Alaska Governor Follows Obama’s Example: Uses Pen to Make Policy

The Alaska Governor unilaterally expands Medicaid after the legislature wouldn’t do it.

Barack Obama famously (or infamously) said that, if Congress refused to do his will, he had a pen and phone and would act without them.

Now we find the Alaska governor is following the President’s example. The headline at Newser.com makes the issue clear: “What Legislature? Alaska Gov Expands Medicaid Solo.”

Alaska’s legislature didn’t move to expand Medicaid, so Gov. Bill Walker is doing it on his own. Walker says he plans to accept $146 million in federal funds that his state has access to under the Affordable Care Act in order to cover some 42,000 residents who qualify under the program, Reuters and the New York Times report. Walker, who is just seven months into his term, had made expanding Medicaid a campaign priority. “This is the final option for me,” he says. The Legislative Budget and Audit Committee will now have 45 days to act before Walker accepts the funds; he says he can proceed regardless of how the committee responds.

I do not understand how all of this can be legal. What is the point of acknowledging that the Legislative Budget and Audit Committee has 45 days to do something if the governor has the authority to simply expand Medicaid no matter what they say?

And it isn’t just about free money. It is about getting residents used to a level of service and then leaving future politicians to deal with the need for more revenue.

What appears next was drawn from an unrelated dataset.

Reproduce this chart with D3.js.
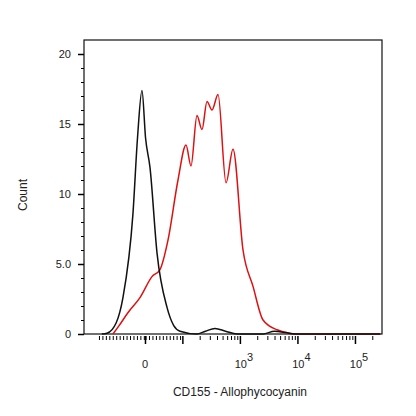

The federal government will take on the full cost of the expansion at first, then shave its cut to 90% by 2020.

Of course, point here is that Walker probably doesn’t worry about what might be the case five years from now. Assuming he runs for office in 2018 and is re-elected, his second term will be halfway over. And he is not allowed to have a third consecutive term. So he gains immediate political benefit from taking the money and doesn’t really need to worry about the state’s budgetary obligations that far in the future.

This is the problem with elected rulers. These people hold temporary office and only remain in power by attracting voters. They have every incentive to use public funds in unsustainable ways that will benefit them in the present and buy votes as long as possible.

I know we can’t have kings, but it is worth pointing out that dynastic rulers, for all their problems, had an incentive to worry about the future—the desire to pass on a viable kingdom to an heir. It is similar to the situation with a family-owned business compared to a publicly traded corporation. CEO’s in publicly traded corporations are much more likely to embrace debt as a strategy for growth because they can use the money to make stockholders happy. Eventually, they will move on and someone else will have to figure out how to pay the debt.

When it comes time for Alaska to start paying a greater share, it is quite likely that someone else will be governor. Medicaid is very much like a pension that was funded on the basis of faulty calculations.